Receiver Arrays

For the Interested Reader
Here I describe a little more about how we get our data and what exactly those data are. In this project we want to map the farthest extent of emission in a galaxy. Unfortunately making big maps usually takes a lot of time, and observatories don't just give it away.

Why do we bother? The light we look at comes from molecules. Giant clouds of molecular gas and dust are where stars form, so we learn about the environment in these mysterious regions.

Mapmaker, Mapmaker, Make me a Map...
Normally you make a map by looking at one spot and then calibrating by looking at blank sky at another spot. You build a map point by point, and it is very slow. A simple way to map faster is to look at a lot of positions at the same time.

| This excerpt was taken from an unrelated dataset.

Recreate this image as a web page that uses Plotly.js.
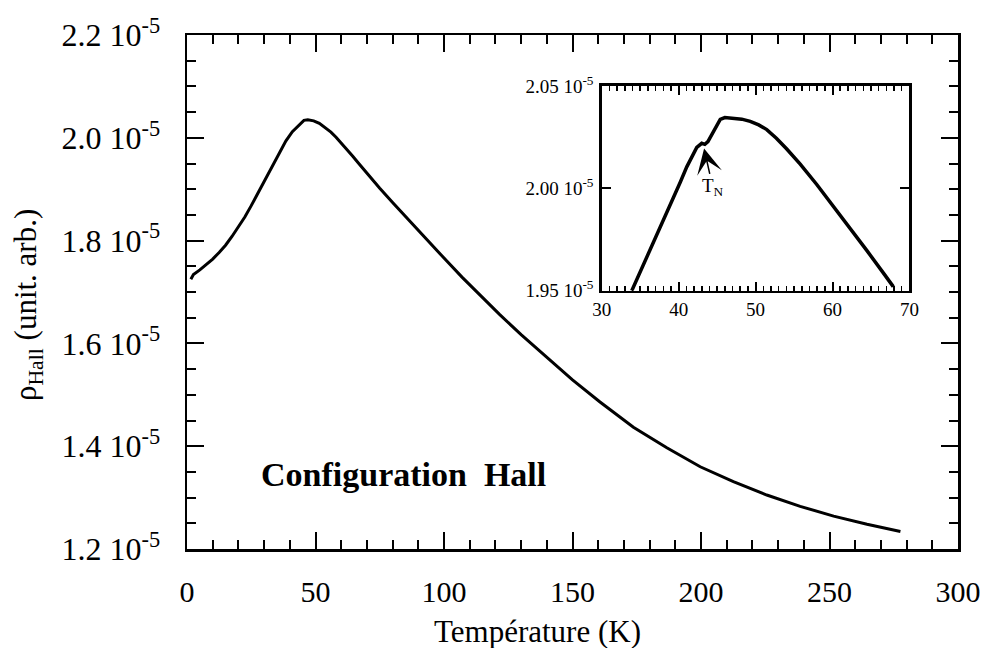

To look at many points at once we use receiver arrays. This is a grid of receivers, rather than just one, placed at the focus of the telescope. Film and CCD cameras work the same way only they use silver atoms and microchips as the array elements. Radio receivers are much harder to make so we have much fewer pixels. One of the most successful array receivers, which I used for my Ph.D. thesis, is QUARRY, recently retired from the FCRAO. Its replacement is SEQUOIA, which eventually will have more than twice the pixels as QUARRY, and will work faster.

Maps of What?
Star formation occurs solely in molecular clouds. We want to understand

We specifically are looking at the molecular gas in other galaxies. From our vantage point, we can see the galaxy rotate and find where the stars are most likely forming. We can trace large patterns like spiral arms, bars and rings, and compare them to the gas motions to figure out why those structures are there.